As seen from the above, according to the shown embodiment of the present invention, the revision and setting of the capillary contact height after the replacement of the capillaries are conducted by the control section 30, such a benefit is realized that the manual work time during the capillary replacement is shortened as compared to the conventional art. This advantages yield a particularly large labor/time savings benefit when operating a plurality of wire bonding apparatuses simultaneously. Furthermore, in the present invention, since it is not necessary to manually recognize the capillary contact position, human error can be prevented, and product quality can be enhanced.

Claims

1. A method for setting capillary contact position data for a capillary set for a particular contact position, said setting being performed at a time of replacing capillaries in a wire bonding apparatus, said method comprising the steps of:

obtaining a clearance difference between, in a vertical direction, a reference member and capillaries measured respectively before and after capillary replacement; and

setting post-replacement capillary contact position data based on pre-replacement capillary contact position data and said obtained clearance difference.

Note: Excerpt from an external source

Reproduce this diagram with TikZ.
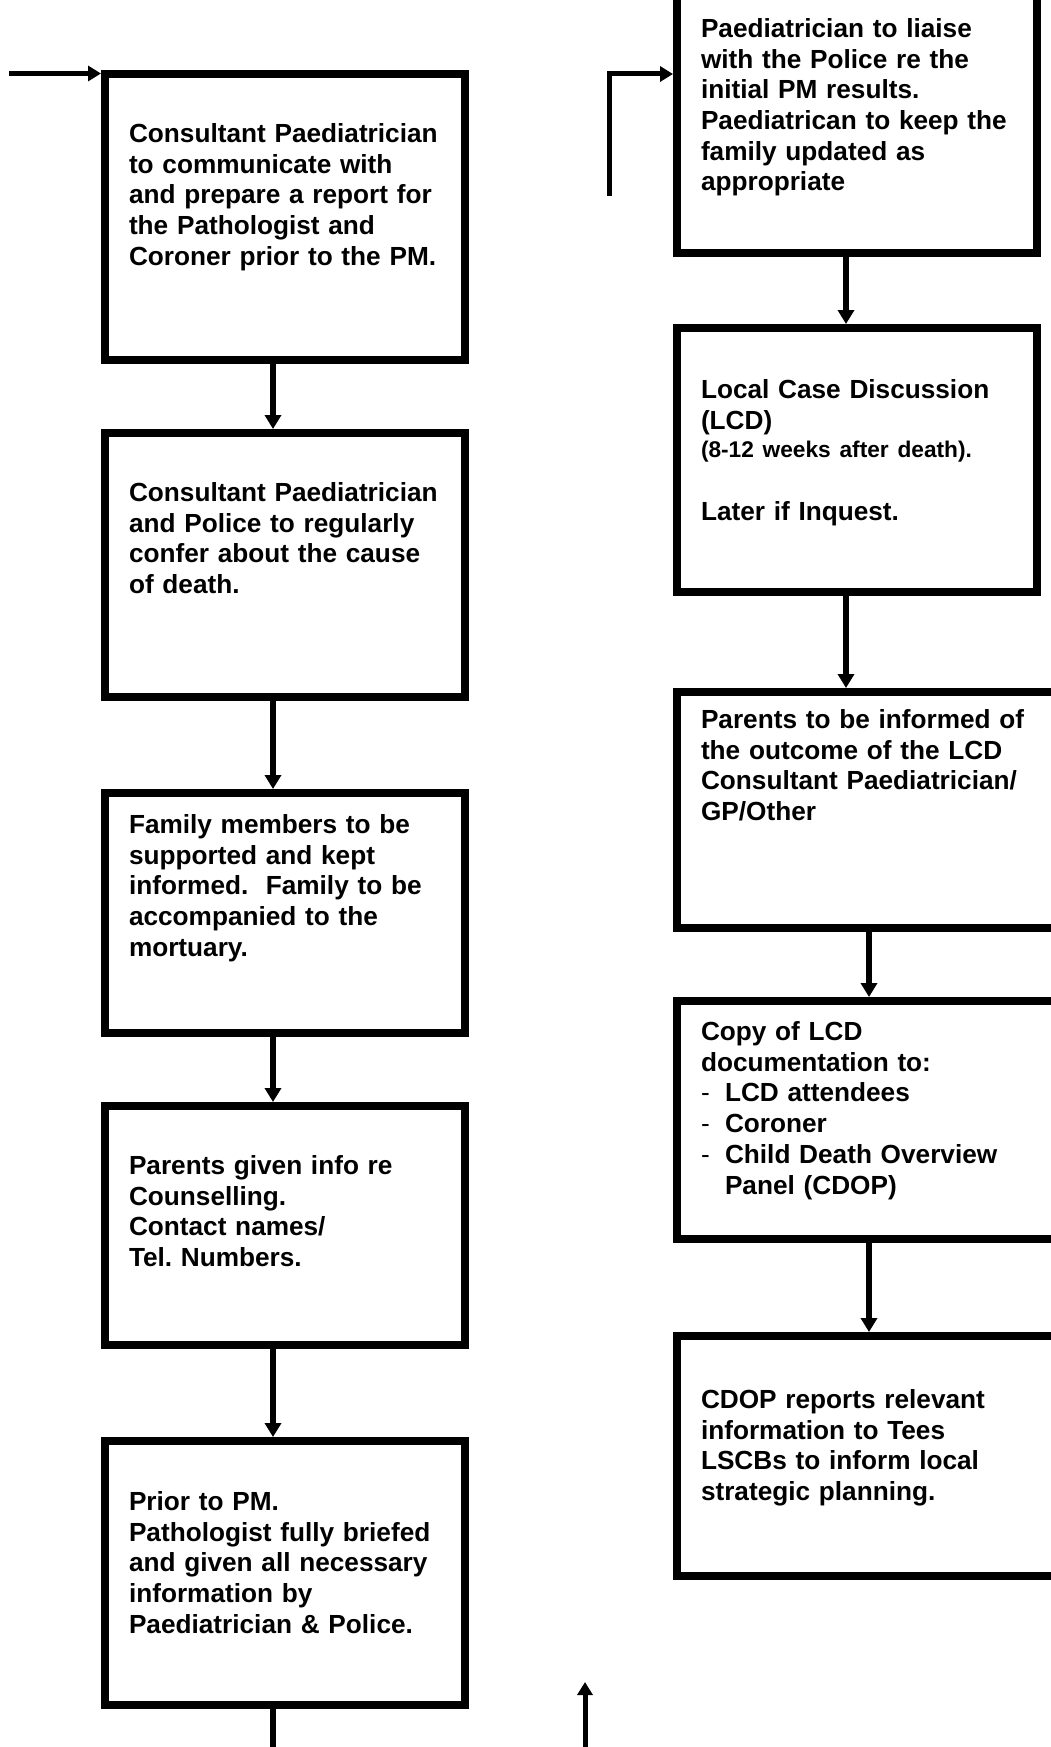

2. The method for setting capillary contact position data according to claim 1, wherein a measurement of said clearance difference between said capillary and said reference member is performed by:

an image capturing device for capturing an elevation image including said capillaries and said reference member; and

a clearance measuring means for processing said elevation images obtained by said image capturing device to measure a distance in a vertical direction between said tip ends of said capillaries and a tip end of said reference member.

3. The method for setting capillary contact position data according to claim 1, wherein said reference member is provided with one of an opposite surface and an opposite line, said one being parallel to tip end surfaces of said capillaries.

4. A wire bonding apparatus comprising:

a replaceable capillary set for a particular contact position;

a reference member provided in a predetermined position;

an image capturing device for capturing an elevation image including capillaries and said reference member;

a clearance measuring means for processing said elevation images obtained by said image capturing device to measure a distance in a vertical direction between said tip ends of said capillaries and a tip end of said reference member; and

a capillary contact position data setting means for setting post-replacement capillary contact position data, based on pre-replacement capillary contact position data and a clearance difference between, in said vertical direction, said reference member and said capillaries measured by said clearance measuring means before and after capillary replacement.

5. The wire bonding apparatus according to claim 4, wherein said reference member is provided with one of an opposite surface and an opposite line, said one being parallel to tip end surfaces of said capillaries.